How to Find the Right K Value
K is the number of chunks you retrieve from the vector DB. It's one of the most impactful hyperparameters in RAG — and almost everyone picks it arbitrarily.
Why K Matters So Much
K Too Small (e.g., K=2)
- Miss the relevant chunk
- Low recall → incomplete answers
- "I don't have information about that"
- Fails on multi-hop questions
- Fast, cheap
K Too Large (e.g., K=100)
- Lots of irrelevant noise in context
- LLM gets confused, loses focus
- Exceeds context window
- Higher latency and cost
- Lost-in-the-middle effect worsens
The Measurement Approach — Hit Rate@K Curve
This is the correct, data-driven way to find K. Build an eval set, measure recall at each K value, find the elbow.

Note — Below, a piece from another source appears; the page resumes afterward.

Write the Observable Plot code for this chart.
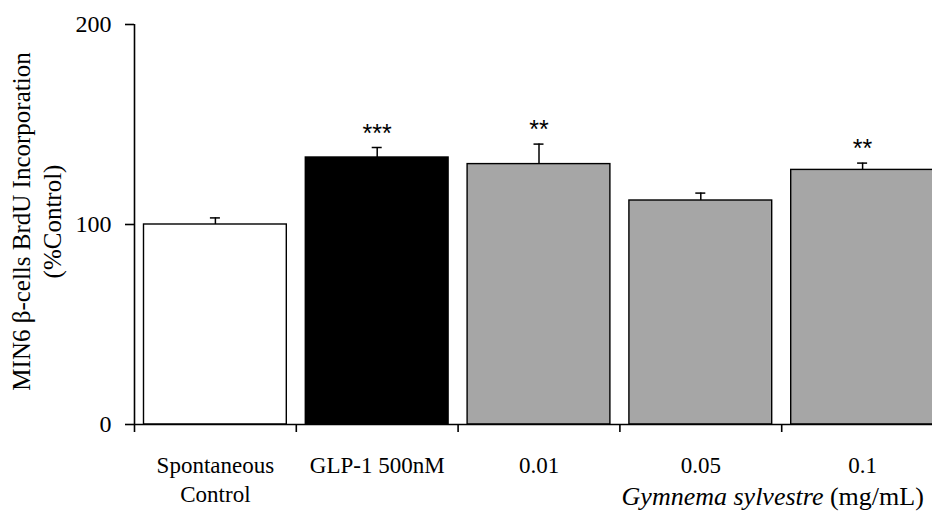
<!DOCTYPE html>
<html>
<head>
<meta charset="utf-8">
<script src="https://cdn.jsdelivr.net/npm/d3@7"></script>
<script src="https://cdn.jsdelivr.net/npm/@observablehq/plot@0.6"></script>
<style>
  html, body { margin: 0; padding: 0; background: white; overflow: hidden; }
  #chart { width: 932px; height: 514px; overflow: hidden; }
</style>
</head>
<body>
<div id="chart"></div>
<script>
const categories = ["Spontaneous\nControl", "GLP-1 500nM", "0.01", "0.05", "0.1"];
const groups = ["control", "positive", "extract", "extract", "extract"];
const means = [100, 133.5, 130.2, 112, 127.3];
const errors = [3.3, 5, 10, 3.7, 3.4];
const stars = ["", "***", "**", "", "**"];
const yTicks = [0, 100, 200];
const yLabel = "MIN6 β-cells BrdU Incorporation\n(%Control)";
const xLabelParts = ["Gymnema sylvestre", " (mg/mL)"];
const xLabel = xLabelParts.join("");

const data = categories.map((c, i) => ({
  i, category: c, group: groups[i], mean: means[i], err: errors[i], stars: stars[i]
}));

const chart = Plot.plot({
  width: 932,
  height: 514,
  marginLeft: 134,
  marginRight: 0,
  marginTop: 24,
  marginBottom: 90,
  x: {domain: [0, categories.length], range: [134, 943], axis: null},
  y: {domain: [0, 200], axis: null},
  color: {domain: ["control", "positive", "extract"], range: ["#ffffff", "#000000", "#a6a6a6"]},
  style: {fontFamily: "Liberation Serif", fontSize: "23px", color: "black", background: "white"},
  marks: [
    Plot.rectY(data, {x1: d => d.i, x2: d => d.i + 1, y: "mean", fill: "group", stroke: "black", strokeWidth: 1.4, insetLeft: 9.5, insetRight: 9.5}),
    Plot.ruleX(data, {x: d => d.i + 0.5, y1: "mean", y2: d => d.mean + d.err, stroke: "black", strokeWidth: 1.5}),
    Plot.ruleY(data, {x1: d => d.i + 0.5, x2: d => d.i + 0.5, y: d => d.mean + d.err, insetLeft: -5, insetRight: -5, stroke: "black", strokeWidth: 1.5}),
    Plot.text(data, {x: d => d.i + 0.5, y: d => d.mean + d.err, text: "stars", fontFamily: "Liberation Sans", fontSize: 25, lineAnchor: "bottom", dy: -6, fill: "black"}),
    Plot.ruleY([0], {stroke: "black", strokeWidth: 1.6}),
    Plot.ruleX([0], {y1: 0, y2: 200, stroke: "black", strokeWidth: 1.6}),
    Plot.axisY({ticks: yTicks, tickSize: 9, tickPadding: 14, strokeWidth: 1.6, label: null, fontSize: 24, fill: "black", stroke: "black"}),
    Plot.axisX({ticks: [0, 1, 2, 3, 4], tickSize: 8, tickFormat: () => "", strokeWidth: 1.6, label: null, stroke: "black"}),
    Plot.text(data, {x: d => d.i + 0.5, text: "category", frameAnchor: "bottom", lineAnchor: "top", dy: 28, lineHeight: 1.25, fontSize: 23, fill: "black"}),
    Plot.text([xLabel], {x: 4, frameAnchor: "bottom", lineAnchor: "bottom", dy: 80, dx: -9, fontSize: 26, fill: "black"}),
    Plot.text([yLabel], {frameAnchor: "left", textAnchor: "middle", rotate: -90, dx: -99, dy: -3, lineHeight: 1.25, fontSize: 25, fill: "black"})
  ]
});

document.getElementById("chart").appendChild(chart);

// Italicise the species name in the x label
d3.select(chart).selectAll("text").each(function() {
  if (this.textContent === xLabel) {
    const t = d3.select(this);
    t.text(null);
    t.append("tspan").attr("font-style", "italic").text(xLabelParts[0]);
    t.append("tspan").text(xLabelParts[1]);
  }
});
</script>
</body>
</html>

def hit_rate_at_k(eval_set, k_values=[1,3,5,10,20,50]):
"""eval_set: list of {query, relevant_chunk_ids}"""
results = {}
for k in k_values:
hits = 0
for item in eval_set:
retrieved = vector_search(item["query"], top_k=k)
retrieved_ids = {r.id for r in retrieved}
if retrieved_ids & set(item["relevant_chunk_ids"]):
hits += 1
results[k] = hits / len(eval_set)
return results
# Example output:
# K=1: 0.42 | K=3: 0.67 | K=5: 0.79 | K=10: 0.86 | K=20: 0.90 | K=50: 0.91
# ↑ ↑
# big jump here diminishing return
# → Elbow is at K=5 to K=10. Choose K=10 for retrieval, rerank to top-5.
The Two-Stage K Strategy
The modern best practice: use a LARGE K for retrieval (high recall), then rerank down to a SMALL K for the LLM context (high precision).

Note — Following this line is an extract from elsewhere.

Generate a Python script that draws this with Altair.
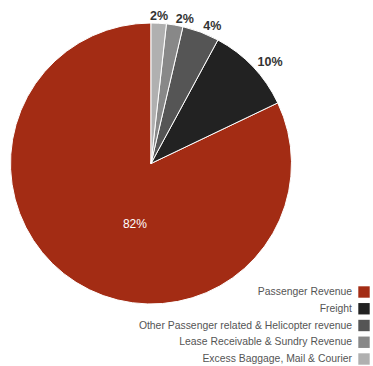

| K Type | Purpose | Typical Value | Constraint |
|---|---|---|---|
| K_retrieve | Ensure recall — get enough candidates | 20–100 | Reranker capacity |
| K_context | Precision — only best go to LLM | 3–10 | Context window budget |
Factors That Change the Right K
| Factor | Effect on K |
|---|---|
| Small chunks (128 tokens) | Need higher K — answer spans multiple small chunks |
| Large chunks (1024 tokens) | Can use lower K — each chunk is more complete |
| High document diversity | Need higher K — relevant info spread across many docs |
| Narrow, focused corpus | Lower K sufficient — less noise |
| Multi-hop questions | Need higher K — must retrieve multiple reasoning steps |
| Single-fact lookup | K=3 is often enough |
| Using reranker | Retrieve more (K=50), final context still small |
| No reranker | Smaller K — every chunk goes to LLM, precision matters |
Context Window Math
# Context budget calculation
model_context = 8192 # tokens (e.g., gpt-4o-mini)
system_prompt = 400
user_query = 100
output_budget = 800
chunk_size = 512
available_for_context = model_context - system_prompt - user_query - output_budget
# = 8192 - 400 - 100 - 800 = 6892 tokens
max_k = available_for_context // chunk_size
# = 6892 // 512 = 13 chunks maximum
# Practical K: 8–10 (leave buffer)
# With 128k context: K can be 50–100
Dynamic K — Adapting at Query Time
Don't use a fixed K for all queries. Use confidence-based dynamic K: retrieve more if early results have low similarity scores.
def dynamic_k_retrieve(query, base_k=5, max_k=20):
results = vector_search(query, top_k=base_k)
avg_score = mean([r.score for r in results])
if avg_score < 0.75: # low confidence, get more
results = vector_search(query, top_k=max_k)
return results
Small corpus (<1k chunks), 512-token chunks → K=5.
Medium corpus (1k–50k chunks), 512-token chunks → K=8–10.
Large corpus + small chunks (128 tokens) → K=15–20.
K_retrieve = 50 (always), K_context = 5–8 after reranking. This gives you the best of both worlds: high recall in retrieval, high precision in context.
"We went from K=5 to K=20 and answer quality went DOWN. Why?" → More noise. With K=20 and no reranker, chunks 6–20 are probably not relevant and they're diluting the LLM's focus. The LLM is confused by conflicting/off-topic information. Fix: add a reranker. Or raise K for retrieval but only pass top 5 to the LLM.